I think the wine, in part, is a sign of that care. I’ve spent some time among winemakers, having spent the last few years in the Napa Valley. One of the things I did come to understand while I was there was just how much care goes into wine, especially very fine wine. There’s plenty of fancy science and artistic vision involved, but there’s also a more practical kind of care than I had in my imagination- like, your ability to be reeeally sure that there aren’t any bugs in your wine is crucial in determining how good you’re able to make the wine. So you hold that vision of abundance, and plenty, but then you also take really good care of the process by which the wine is created.
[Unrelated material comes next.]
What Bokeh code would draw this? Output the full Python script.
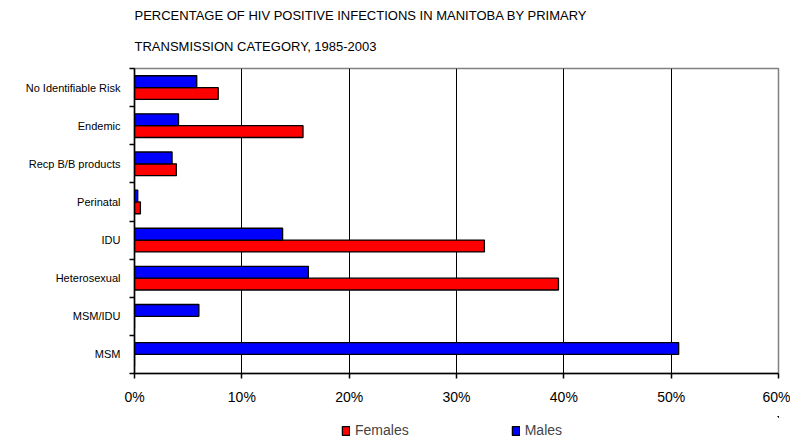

As healers, and as those who need to be healed, our job, in this in-between world, as people who live in the mystery, the already but not yet, is to be the kind of carers who can make fine wine- who believe in those glimpses of joy and love and abundance, who cultivate them, carefully and well. We share that abundant life that we glimpse, that we try to build up here, lavishly, with ourselves, and with others. We seek to invite others to the table, and to make it the kind of table where people can catch a glimpse of the feast we believe is beyond it. Sometimes that work is glamorous and transcendent, and sometimes it’s mundane. Just like at a good wedding, we do this work in our dramatic and weird and beautiful humanity, with all our problems and all our love. We do that because we believe in a God who came to bring us healing and abundant life, whose love is more powerful than death. We do it because we know a God who will always be drawing us more fully into that life of healing and abundant love, right up until our life here ends, and we cross over into that realm beyond us, the great feast of love and life that awaits us all.